* [AIM] Copy out each line below that has the word "this" in it.

* [SUPPLIED RECORDS]
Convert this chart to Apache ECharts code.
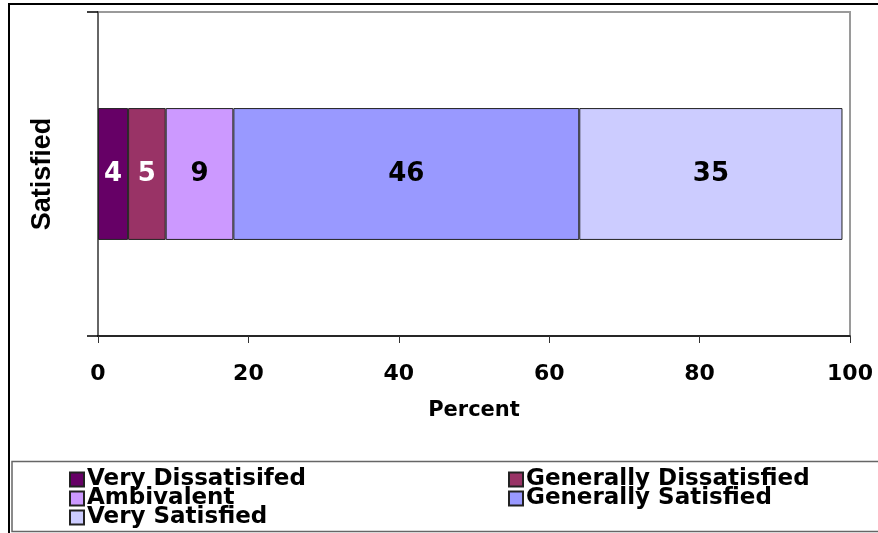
<!DOCTYPE html>
<html>
<head>
<meta charset="utf-8">
<script src="https://cdn.jsdelivr.net/npm/echarts@6/dist/echarts.min.js"></script>
<style>
  html, body { margin: 0; padding: 0; background: #fff; }
  #chart { width: 878px; height: 533px; }
</style>
</head>
<body>
<div id="chart"></div>
<script>
// Satisfaction breakdown, one stacked horizontal bar
const categories = ['Satisfied'];
const seriesNames = ['Very Dissatisifed', 'Generally Dissatisfied', 'Ambivalent', 'Generally Satisfied', 'Very Satisfied'];
const seriesValues = [4, 5, 9, 46, 35];
const xTicks = [0, 20, 40, 60, 80, 100];
const colors = ['#660066', '#993366', '#CC99FF', '#9999FF', '#CCCCFF'];
const labelColors = ['#ffffff', '#ffffff', '#000000', '#000000', '#000000'];

const legendLeftCol = [seriesNames[0], seriesNames[2], seriesNames[4]];
const legendRightCol = [seriesNames[1], seriesNames[3]];

const WIDE = 'DejaVu Sans';

const chart = echarts.init(document.getElementById('chart'));

const legendCommon = {
  orient: 'vertical',
  top: 468,
  height: 100,
  padding: 0,
  itemWidth: 14,
  itemHeight: 14,
  itemGap: -4,
  icon: 'rect',
  selectedMode: false,
  textStyle: { fontFamily: WIDE, fontWeight: 'bold', fontSize: 23, color: '#000', padding: [0, 0, 0, -2] }
};

chart.setOption({
  animation: false,
  backgroundColor: '#fff',
  color: colors,
  grid: {
    left: 98, top: 12, right: 28, bottom: 197,
    show: true, borderColor: '#9a9a9a', borderWidth: 2, backgroundColor: '#fff'
  },
  xAxis: {
    type: 'value',
    min: xTicks[0],
    max: xTicks[xTicks.length - 1],
    interval: xTicks[1] - xTicks[0],
    name: 'Percent',
    nameLocation: 'middle',
    nameGap: 64,
    nameTextStyle: { fontFamily: WIDE, fontWeight: 'bold', fontSize: 21, color: '#000' },
    axisLine: { show: true, lineStyle: { color: '#000', width: 1.5 } },
    axisTick: { show: true, length: 7, lineStyle: { color: '#333', width: 1 } },
    axisLabel: { fontFamily: WIDE, fontWeight: 'bold', fontSize: 22, color: '#000', margin: 27 },
    splitLine: { show: false }
  },
  yAxis: {
    type: 'category',
    data: categories,
    axisLine: { show: true, lineStyle: { color: '#555', width: 1.5 } },
    axisTick: { show: true, length: 11, lineStyle: { color: '#000', width: 1.5 } },
    axisLabel: {
      rotate: 90, margin: 42,
      fontFamily: 'Liberation Sans', fontWeight: 'bold', fontSize: 27, color: '#000'
    }
  },
  legend: [
    Object.assign({}, legendCommon, { left: 69, data: legendLeftCol }),
    Object.assign({}, legendCommon, { left: 508, data: legendRightCol })
  ],
  graphic: [
    {
      type: 'rect', silent: true, z: -1,
      shape: { x: 9, y: 4, width: 900, height: 560 },
      style: { fill: 'none', stroke: '#000', lineWidth: 2 }
    },
    {
      type: 'rect', silent: true, z: -1,
      shape: { x: 12, y: 461.5, width: 900, height: 70 },
      style: { fill: 'none', stroke: '#666', lineWidth: 1.5 }
    }
  ],
  series: seriesNames.map((name, i) => ({
    name: name,
    type: 'bar',
    stack: 'total',
    barWidth: '40.7%',
    data: [seriesValues[i]],
    itemStyle: { color: colors[i], borderColor: '#222', borderWidth: 1 },
    label: {
      show: true,
      position: 'inside',
      fontFamily: WIDE,
      fontWeight: 'bold',
      fontSize: 26,
      color: labelColors[i]
    }
  }))
});
</script>
</body>
</html>
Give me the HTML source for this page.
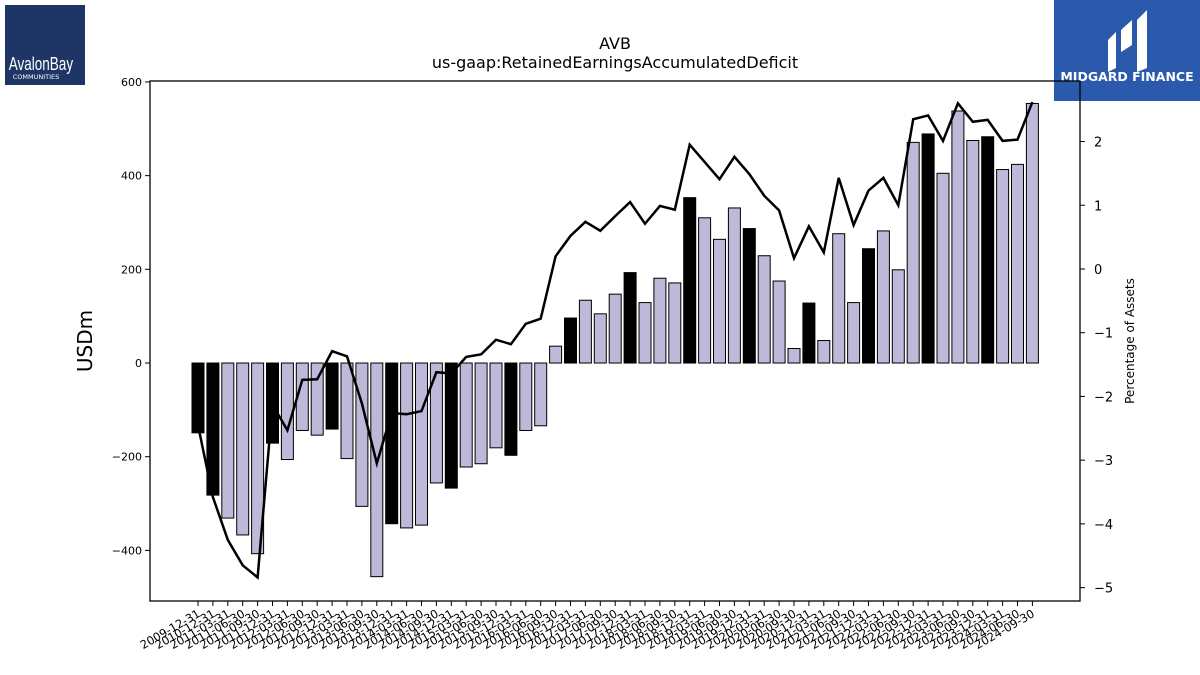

* [CORRECT RESPONSE]
Convert this chart to Apache ECharts code.
Give me the HTML source for this page.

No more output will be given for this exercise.